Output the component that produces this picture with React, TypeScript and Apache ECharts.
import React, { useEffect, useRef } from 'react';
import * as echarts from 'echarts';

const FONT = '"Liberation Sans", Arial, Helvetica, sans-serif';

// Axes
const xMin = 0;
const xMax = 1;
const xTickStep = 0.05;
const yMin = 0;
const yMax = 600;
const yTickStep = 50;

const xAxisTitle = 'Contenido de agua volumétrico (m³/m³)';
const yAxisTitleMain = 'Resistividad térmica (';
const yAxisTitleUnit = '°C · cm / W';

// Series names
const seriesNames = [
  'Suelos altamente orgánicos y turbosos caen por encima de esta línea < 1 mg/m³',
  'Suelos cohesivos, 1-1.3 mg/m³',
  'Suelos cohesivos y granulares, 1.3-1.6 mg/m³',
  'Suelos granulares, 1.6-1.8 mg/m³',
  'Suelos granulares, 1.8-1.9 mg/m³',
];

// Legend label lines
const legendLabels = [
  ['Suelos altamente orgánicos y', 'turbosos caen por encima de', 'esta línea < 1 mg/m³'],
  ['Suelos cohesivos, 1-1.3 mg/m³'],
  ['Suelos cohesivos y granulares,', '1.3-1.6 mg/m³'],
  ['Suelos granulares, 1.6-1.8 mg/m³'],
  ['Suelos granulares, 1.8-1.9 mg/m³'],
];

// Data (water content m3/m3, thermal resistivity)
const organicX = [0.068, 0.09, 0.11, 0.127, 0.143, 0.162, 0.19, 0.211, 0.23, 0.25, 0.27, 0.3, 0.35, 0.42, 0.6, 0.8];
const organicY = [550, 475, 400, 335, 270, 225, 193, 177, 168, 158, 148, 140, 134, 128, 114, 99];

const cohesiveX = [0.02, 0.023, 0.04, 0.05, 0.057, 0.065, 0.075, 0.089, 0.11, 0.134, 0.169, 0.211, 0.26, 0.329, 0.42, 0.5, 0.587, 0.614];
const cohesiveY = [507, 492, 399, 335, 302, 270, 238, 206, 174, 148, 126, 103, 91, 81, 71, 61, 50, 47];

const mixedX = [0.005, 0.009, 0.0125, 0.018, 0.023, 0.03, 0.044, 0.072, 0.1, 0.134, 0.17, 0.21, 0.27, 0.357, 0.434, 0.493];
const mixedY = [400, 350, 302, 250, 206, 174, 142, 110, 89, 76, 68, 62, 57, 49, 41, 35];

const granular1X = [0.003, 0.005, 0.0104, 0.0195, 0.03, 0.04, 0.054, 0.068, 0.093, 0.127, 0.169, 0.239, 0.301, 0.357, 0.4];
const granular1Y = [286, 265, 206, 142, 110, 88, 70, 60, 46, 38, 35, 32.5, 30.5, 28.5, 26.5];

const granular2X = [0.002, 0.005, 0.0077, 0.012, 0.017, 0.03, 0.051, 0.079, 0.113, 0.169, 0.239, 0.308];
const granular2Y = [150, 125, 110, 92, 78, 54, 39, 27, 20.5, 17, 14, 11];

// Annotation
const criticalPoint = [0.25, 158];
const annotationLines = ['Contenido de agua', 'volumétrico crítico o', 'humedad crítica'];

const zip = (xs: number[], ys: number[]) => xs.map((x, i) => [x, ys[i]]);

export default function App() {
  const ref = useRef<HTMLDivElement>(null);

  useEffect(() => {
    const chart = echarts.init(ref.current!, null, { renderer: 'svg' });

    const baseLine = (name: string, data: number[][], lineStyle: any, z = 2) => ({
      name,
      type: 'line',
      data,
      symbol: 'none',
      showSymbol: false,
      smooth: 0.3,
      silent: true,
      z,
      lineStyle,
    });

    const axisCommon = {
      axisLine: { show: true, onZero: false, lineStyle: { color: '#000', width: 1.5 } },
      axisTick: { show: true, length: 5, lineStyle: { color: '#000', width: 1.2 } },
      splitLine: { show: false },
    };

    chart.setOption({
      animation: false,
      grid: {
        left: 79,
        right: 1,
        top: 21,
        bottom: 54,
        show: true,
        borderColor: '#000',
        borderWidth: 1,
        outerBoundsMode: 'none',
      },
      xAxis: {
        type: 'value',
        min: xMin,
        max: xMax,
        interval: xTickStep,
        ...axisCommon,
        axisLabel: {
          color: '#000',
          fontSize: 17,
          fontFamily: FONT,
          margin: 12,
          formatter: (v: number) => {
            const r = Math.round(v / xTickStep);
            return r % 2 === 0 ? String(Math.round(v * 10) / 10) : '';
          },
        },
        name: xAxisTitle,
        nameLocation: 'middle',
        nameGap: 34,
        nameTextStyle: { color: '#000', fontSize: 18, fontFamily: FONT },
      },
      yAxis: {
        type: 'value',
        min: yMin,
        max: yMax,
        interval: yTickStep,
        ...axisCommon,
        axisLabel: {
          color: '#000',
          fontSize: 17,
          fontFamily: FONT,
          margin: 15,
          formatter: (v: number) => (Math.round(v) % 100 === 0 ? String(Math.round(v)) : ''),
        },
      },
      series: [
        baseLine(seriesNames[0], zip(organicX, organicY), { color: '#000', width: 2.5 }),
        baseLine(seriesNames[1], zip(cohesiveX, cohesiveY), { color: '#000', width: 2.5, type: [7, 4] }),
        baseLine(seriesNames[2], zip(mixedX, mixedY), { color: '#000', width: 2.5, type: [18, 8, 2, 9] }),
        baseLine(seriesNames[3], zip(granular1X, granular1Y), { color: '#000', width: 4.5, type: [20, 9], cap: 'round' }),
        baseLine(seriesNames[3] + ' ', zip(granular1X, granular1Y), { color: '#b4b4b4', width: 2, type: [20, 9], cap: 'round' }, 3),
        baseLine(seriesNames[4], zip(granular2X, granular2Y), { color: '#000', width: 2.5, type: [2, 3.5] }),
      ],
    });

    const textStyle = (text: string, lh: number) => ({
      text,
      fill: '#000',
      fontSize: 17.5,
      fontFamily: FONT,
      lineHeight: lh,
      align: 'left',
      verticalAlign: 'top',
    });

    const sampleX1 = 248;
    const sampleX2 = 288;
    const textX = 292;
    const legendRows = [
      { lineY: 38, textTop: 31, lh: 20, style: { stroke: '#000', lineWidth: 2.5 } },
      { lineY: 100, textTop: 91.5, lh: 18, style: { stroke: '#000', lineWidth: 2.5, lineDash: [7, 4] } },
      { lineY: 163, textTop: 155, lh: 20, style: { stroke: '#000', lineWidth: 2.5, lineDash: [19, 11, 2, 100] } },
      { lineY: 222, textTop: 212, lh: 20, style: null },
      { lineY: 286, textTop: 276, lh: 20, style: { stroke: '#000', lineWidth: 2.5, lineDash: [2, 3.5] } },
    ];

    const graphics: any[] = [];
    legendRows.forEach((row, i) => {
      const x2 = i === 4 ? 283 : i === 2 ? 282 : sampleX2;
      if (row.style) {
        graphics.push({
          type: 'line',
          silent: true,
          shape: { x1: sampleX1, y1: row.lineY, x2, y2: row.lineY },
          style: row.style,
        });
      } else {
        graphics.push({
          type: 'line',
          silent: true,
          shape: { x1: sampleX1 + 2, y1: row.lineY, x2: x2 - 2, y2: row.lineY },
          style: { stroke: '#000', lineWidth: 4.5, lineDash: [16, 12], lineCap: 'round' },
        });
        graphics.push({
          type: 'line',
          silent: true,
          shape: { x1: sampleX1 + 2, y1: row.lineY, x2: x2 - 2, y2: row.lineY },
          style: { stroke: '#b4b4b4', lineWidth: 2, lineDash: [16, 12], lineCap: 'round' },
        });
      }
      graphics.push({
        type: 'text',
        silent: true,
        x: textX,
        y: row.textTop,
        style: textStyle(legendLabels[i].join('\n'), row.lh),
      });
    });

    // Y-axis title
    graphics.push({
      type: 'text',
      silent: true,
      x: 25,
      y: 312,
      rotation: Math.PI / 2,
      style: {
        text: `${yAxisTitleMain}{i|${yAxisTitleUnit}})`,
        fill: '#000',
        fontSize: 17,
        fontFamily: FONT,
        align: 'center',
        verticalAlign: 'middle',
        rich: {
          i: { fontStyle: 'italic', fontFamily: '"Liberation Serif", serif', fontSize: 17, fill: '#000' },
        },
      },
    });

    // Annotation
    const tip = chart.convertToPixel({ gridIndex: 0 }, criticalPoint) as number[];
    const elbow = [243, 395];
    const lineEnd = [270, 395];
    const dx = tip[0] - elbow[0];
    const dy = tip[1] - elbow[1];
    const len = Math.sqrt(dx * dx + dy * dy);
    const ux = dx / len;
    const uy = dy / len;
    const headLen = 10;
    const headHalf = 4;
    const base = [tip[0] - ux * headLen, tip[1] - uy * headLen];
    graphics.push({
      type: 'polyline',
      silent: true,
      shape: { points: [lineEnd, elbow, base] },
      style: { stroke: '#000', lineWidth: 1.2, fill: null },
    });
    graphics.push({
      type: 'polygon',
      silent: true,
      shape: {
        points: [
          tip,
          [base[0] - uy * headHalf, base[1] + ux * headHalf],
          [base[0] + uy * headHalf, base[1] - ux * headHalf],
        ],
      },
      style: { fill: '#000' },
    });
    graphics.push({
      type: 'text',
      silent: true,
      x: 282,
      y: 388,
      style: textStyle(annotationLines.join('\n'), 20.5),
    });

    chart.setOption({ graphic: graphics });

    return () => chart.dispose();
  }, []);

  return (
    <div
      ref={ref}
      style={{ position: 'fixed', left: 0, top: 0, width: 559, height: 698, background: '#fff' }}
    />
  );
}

⁂

- **WHAT IS ASKED**
Reproduce, please, the lines of the material from its first line down to the line containing "128, 114, 99];", keeping both ends and nothing beyond them.

- **COMPLETE OUTPUT**
Output the component that produces this picture with React, TypeScript and Apache ECharts.
import React, { useEffect, useRef } from 'react';
import * as echarts from 'echarts';

const FONT = '"Liberation Sans", Arial, Helvetica, sans-serif';

// Axes
const xMin = 0;
const xMax = 1;
const xTickStep = 0.05;
const yMin = 0;
const yMax = 600;
const yTickStep = 50;

const xAxisTitle = 'Contenido de agua volumétrico (m³/m³)';
const yAxisTitleMain = 'Resistividad térmica (';
const yAxisTitleUnit = '°C · cm / W';

// Series names
const seriesNames = [
  'Suelos altamente orgánicos y turbosos caen por encima de esta línea < 1 mg/m³',
  'Suelos cohesivos, 1-1.3 mg/m³',
  'Suelos cohesivos y granulares, 1.3-1.6 mg/m³',
  'Suelos granulares, 1.6-1.8 mg/m³',
  'Suelos granulares, 1.8-1.9 mg/m³',
];

// Legend label lines
const legendLabels = [
  ['Suelos altamente orgánicos y', 'turbosos caen por encima de', 'esta línea < 1 mg/m³'],
  ['Suelos cohesivos, 1-1.3 mg/m³'],
  ['Suelos cohesivos y granulares,', '1.3-1.6 mg/m³'],
  ['Suelos granulares, 1.6-1.8 mg/m³'],
  ['Suelos granulares, 1.8-1.9 mg/m³'],
];

// Data (water content m3/m3, thermal resistivity)
const organicX = [0.068, 0.09, 0.11, 0.127, 0.143, 0.162, 0.19, 0.211, 0.23, 0.25, 0.27, 0.3, 0.35, 0.42, 0.6, 0.8];
const organicY = [550, 475, 400, 335, 270, 225, 193, 177, 168, 158, 148, 140, 134, 128, 114, 99];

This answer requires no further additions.